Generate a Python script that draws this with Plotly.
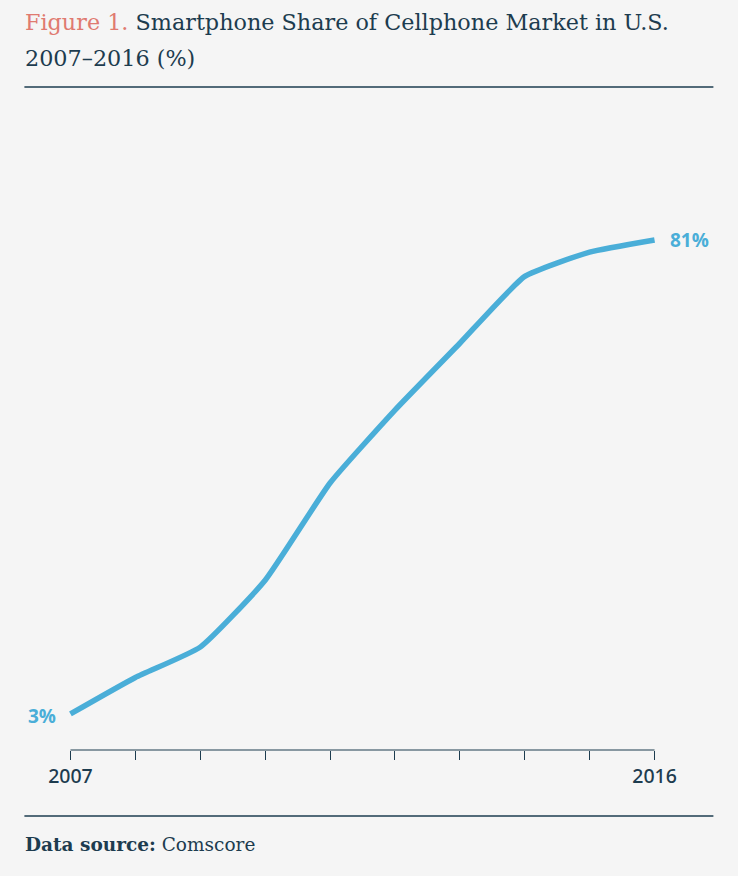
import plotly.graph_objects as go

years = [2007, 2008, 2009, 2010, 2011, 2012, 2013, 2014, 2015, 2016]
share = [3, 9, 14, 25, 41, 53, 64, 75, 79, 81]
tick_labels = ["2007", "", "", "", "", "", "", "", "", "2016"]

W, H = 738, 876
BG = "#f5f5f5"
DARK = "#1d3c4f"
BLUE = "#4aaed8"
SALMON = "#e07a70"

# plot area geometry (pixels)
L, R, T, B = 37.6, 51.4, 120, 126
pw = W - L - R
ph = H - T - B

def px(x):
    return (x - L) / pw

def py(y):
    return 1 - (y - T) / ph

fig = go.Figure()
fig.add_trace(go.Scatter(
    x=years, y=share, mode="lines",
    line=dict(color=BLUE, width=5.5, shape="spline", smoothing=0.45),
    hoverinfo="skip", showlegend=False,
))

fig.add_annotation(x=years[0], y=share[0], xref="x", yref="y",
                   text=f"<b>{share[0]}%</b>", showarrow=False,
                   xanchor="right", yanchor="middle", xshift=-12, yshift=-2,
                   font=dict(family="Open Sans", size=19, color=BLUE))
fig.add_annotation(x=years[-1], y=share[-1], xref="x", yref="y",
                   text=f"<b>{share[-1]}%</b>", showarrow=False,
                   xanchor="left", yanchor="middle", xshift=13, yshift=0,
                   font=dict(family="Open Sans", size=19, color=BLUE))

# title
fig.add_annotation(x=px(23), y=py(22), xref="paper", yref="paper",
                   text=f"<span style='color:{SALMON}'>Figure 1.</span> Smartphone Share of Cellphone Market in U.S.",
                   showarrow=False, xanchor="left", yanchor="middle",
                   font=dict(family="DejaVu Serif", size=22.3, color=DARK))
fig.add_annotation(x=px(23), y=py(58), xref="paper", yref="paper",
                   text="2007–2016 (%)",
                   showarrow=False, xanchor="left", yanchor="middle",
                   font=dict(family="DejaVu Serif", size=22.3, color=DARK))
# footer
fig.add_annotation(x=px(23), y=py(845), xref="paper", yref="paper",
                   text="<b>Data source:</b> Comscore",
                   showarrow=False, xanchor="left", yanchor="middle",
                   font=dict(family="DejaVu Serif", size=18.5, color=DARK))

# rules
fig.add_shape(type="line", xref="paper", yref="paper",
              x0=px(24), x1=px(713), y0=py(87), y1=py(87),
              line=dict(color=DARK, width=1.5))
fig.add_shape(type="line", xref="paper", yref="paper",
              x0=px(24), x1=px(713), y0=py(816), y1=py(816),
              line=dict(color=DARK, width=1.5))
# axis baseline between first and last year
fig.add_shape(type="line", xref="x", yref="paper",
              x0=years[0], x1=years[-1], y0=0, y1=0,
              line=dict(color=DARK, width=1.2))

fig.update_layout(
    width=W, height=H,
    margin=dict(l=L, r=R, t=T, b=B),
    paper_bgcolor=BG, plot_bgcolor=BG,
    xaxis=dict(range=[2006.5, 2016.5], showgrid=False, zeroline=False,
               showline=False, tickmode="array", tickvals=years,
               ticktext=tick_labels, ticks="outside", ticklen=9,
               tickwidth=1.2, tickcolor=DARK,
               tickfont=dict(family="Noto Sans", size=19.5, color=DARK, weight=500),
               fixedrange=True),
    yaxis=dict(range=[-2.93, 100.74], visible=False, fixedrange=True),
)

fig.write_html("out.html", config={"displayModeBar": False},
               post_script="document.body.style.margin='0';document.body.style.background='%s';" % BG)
--
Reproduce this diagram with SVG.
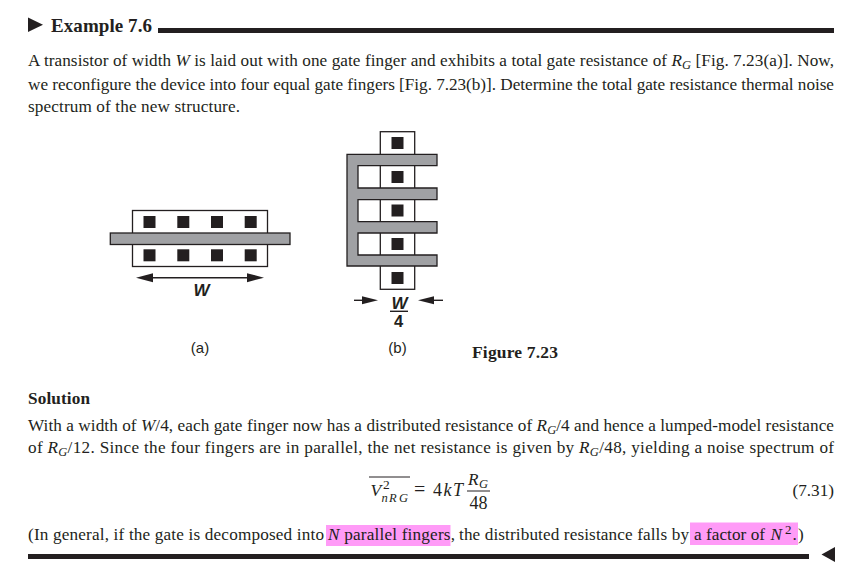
--
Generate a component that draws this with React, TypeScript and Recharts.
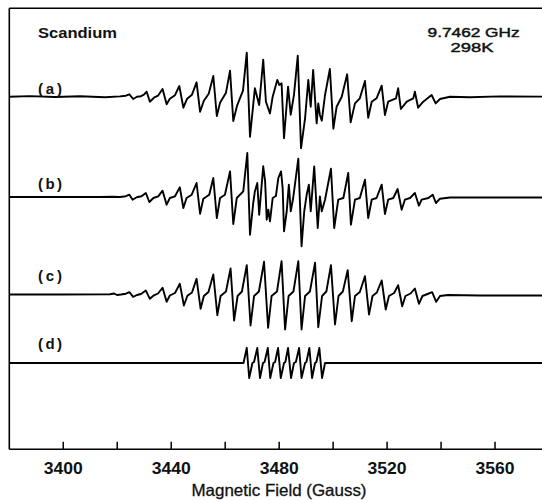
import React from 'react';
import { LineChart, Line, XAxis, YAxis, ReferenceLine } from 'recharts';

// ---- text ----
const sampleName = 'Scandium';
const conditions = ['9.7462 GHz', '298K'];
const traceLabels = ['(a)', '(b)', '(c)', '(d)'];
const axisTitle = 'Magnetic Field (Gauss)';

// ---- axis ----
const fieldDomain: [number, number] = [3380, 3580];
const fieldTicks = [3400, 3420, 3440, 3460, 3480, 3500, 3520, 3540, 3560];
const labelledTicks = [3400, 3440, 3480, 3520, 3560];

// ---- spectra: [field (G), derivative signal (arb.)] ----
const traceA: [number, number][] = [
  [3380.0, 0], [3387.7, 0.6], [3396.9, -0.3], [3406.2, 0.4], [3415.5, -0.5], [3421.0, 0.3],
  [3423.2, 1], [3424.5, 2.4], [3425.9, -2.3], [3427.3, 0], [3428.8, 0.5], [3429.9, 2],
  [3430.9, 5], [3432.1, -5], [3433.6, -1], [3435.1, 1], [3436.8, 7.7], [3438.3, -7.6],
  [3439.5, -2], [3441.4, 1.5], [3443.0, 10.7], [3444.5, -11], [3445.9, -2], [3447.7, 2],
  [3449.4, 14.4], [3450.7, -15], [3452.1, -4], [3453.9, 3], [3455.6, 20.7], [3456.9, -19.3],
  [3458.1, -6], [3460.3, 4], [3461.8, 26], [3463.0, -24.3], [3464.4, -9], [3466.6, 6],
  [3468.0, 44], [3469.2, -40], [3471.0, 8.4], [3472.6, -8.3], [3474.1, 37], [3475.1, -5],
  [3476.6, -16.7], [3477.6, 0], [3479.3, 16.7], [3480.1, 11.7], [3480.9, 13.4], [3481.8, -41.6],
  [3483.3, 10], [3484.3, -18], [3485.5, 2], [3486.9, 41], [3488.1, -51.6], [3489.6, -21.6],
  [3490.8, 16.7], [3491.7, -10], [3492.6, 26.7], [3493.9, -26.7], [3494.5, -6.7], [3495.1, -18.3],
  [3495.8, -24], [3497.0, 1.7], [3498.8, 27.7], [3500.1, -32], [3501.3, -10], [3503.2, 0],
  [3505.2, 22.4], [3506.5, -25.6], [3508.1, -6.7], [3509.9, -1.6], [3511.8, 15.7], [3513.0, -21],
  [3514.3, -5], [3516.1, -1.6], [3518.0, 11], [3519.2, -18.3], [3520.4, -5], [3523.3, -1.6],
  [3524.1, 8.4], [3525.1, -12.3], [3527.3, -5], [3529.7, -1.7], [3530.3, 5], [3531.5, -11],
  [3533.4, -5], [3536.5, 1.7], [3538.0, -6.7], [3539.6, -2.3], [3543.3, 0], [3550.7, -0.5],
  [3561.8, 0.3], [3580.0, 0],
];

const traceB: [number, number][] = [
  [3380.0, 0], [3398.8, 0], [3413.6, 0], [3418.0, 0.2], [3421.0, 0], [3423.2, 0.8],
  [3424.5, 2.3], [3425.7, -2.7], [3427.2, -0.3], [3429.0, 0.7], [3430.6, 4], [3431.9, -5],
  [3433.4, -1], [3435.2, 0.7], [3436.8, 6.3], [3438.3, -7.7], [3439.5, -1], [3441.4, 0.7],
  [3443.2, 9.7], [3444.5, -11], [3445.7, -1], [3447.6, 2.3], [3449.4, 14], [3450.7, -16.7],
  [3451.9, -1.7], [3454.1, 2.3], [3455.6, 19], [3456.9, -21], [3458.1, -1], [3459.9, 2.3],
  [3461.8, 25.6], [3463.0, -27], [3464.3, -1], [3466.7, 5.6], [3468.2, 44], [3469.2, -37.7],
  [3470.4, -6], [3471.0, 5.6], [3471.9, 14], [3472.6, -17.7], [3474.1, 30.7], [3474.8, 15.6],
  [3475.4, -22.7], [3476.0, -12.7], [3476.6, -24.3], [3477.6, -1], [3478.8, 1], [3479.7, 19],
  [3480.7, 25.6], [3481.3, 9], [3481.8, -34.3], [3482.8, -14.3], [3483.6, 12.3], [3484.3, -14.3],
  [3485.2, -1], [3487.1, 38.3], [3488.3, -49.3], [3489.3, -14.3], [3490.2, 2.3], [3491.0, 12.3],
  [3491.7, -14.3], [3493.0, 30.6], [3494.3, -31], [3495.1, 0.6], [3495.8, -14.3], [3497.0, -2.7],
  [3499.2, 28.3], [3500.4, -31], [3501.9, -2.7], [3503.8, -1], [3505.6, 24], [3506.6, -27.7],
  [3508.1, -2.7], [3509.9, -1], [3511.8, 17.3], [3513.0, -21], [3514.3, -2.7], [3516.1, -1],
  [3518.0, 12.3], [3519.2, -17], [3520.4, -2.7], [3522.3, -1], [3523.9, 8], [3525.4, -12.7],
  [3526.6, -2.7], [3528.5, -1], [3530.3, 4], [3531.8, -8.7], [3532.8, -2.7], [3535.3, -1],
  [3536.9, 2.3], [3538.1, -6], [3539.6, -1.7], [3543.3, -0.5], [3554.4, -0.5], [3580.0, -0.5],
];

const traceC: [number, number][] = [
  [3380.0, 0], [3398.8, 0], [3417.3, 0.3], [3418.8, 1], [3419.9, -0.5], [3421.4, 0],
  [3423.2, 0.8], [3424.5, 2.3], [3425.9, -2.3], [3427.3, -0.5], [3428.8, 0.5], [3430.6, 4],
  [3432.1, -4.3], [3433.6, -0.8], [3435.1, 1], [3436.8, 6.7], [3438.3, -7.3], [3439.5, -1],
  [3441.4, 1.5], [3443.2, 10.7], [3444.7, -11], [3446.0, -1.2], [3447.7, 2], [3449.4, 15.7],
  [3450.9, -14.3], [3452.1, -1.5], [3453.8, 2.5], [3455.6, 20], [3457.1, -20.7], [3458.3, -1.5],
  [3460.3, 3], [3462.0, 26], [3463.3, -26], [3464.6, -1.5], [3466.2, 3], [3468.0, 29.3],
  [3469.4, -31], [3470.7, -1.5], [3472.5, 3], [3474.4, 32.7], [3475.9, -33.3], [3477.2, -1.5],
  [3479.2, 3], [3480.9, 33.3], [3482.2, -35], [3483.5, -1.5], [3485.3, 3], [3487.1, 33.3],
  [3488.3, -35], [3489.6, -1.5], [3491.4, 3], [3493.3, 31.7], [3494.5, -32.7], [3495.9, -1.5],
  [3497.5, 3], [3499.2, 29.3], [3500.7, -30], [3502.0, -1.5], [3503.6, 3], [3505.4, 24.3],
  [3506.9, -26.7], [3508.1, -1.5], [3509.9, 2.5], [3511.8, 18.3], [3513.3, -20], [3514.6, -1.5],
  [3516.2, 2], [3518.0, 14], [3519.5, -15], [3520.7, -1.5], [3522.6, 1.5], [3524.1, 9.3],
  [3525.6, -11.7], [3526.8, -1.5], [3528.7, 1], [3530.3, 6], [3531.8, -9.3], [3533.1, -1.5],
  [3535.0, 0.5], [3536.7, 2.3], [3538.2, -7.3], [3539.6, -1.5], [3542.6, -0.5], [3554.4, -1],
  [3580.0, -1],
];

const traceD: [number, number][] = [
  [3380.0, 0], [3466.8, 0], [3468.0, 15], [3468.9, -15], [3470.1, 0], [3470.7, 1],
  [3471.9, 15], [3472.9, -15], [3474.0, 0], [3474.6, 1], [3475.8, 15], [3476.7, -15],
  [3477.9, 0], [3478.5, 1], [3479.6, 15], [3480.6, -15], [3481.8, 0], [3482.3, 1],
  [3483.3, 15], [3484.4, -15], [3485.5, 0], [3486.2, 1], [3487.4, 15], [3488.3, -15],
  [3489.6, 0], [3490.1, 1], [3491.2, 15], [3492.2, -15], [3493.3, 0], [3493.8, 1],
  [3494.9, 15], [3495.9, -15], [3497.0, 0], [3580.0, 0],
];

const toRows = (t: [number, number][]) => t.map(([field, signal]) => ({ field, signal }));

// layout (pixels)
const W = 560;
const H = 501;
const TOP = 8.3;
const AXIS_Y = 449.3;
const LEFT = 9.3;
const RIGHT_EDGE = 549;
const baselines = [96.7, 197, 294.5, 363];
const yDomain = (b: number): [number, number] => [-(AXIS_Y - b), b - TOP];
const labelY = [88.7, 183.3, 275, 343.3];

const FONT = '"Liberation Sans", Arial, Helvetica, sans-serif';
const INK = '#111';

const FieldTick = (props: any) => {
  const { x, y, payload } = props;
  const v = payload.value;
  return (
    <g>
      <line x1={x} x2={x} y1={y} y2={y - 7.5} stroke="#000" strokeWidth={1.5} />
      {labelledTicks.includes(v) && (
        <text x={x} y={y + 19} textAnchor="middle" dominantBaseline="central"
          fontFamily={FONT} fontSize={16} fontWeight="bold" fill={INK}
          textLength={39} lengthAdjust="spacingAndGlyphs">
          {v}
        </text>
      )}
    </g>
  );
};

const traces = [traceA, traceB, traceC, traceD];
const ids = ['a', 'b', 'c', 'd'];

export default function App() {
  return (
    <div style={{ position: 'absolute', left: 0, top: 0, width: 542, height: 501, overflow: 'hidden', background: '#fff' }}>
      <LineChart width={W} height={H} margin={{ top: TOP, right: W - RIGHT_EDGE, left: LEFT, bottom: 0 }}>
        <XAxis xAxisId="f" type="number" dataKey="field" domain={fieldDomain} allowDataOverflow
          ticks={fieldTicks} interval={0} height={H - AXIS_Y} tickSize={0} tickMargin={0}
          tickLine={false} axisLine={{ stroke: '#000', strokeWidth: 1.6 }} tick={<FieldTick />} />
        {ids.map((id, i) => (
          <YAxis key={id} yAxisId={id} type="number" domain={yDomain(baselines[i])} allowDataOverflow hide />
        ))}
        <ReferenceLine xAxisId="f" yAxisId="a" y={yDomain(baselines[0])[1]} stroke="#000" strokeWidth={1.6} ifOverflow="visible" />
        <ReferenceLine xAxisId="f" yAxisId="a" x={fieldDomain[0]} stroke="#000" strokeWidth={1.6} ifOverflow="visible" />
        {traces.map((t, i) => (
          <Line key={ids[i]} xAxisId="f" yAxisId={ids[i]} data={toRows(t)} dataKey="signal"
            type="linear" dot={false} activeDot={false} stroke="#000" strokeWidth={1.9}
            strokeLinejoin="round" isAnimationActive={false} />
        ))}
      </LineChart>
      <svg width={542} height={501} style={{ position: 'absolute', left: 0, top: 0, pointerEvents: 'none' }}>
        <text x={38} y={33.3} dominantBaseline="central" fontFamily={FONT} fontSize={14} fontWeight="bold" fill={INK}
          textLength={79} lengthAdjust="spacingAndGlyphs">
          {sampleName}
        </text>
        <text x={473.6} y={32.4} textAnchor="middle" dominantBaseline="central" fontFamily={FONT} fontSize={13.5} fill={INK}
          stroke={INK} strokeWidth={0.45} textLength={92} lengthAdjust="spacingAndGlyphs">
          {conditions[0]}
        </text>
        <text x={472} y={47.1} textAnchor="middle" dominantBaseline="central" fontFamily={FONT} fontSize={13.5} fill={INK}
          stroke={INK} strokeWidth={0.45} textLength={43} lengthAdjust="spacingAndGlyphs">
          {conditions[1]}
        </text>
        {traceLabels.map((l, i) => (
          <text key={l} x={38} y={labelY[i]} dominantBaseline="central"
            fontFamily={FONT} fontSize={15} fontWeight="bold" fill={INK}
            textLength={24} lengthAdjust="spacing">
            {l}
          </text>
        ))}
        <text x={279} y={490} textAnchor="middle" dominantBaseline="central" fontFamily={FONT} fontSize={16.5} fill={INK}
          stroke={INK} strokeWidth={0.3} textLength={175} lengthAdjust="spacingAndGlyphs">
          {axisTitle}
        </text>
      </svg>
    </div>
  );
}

WHAT YOU SHOULD DO
Using the data above, copy exactly the lines from the one containing "Generate a component" to the one containing "const axisTitle = 'Magnetic Field (Gauss)';", inclusive. Exclude the pictures.

RESPONSE
Generate a component that draws this with React, TypeScript and Recharts.
import React from 'react';
import { LineChart, Line, XAxis, YAxis, ReferenceLine } from 'recharts';

// ---- text ----
const sampleName = 'Scandium';
const conditions = ['9.7462 GHz', '298K'];
const traceLabels = ['(a)', '(b)', '(c)', '(d)'];
const axisTitle = 'Magnetic Field (Gauss)';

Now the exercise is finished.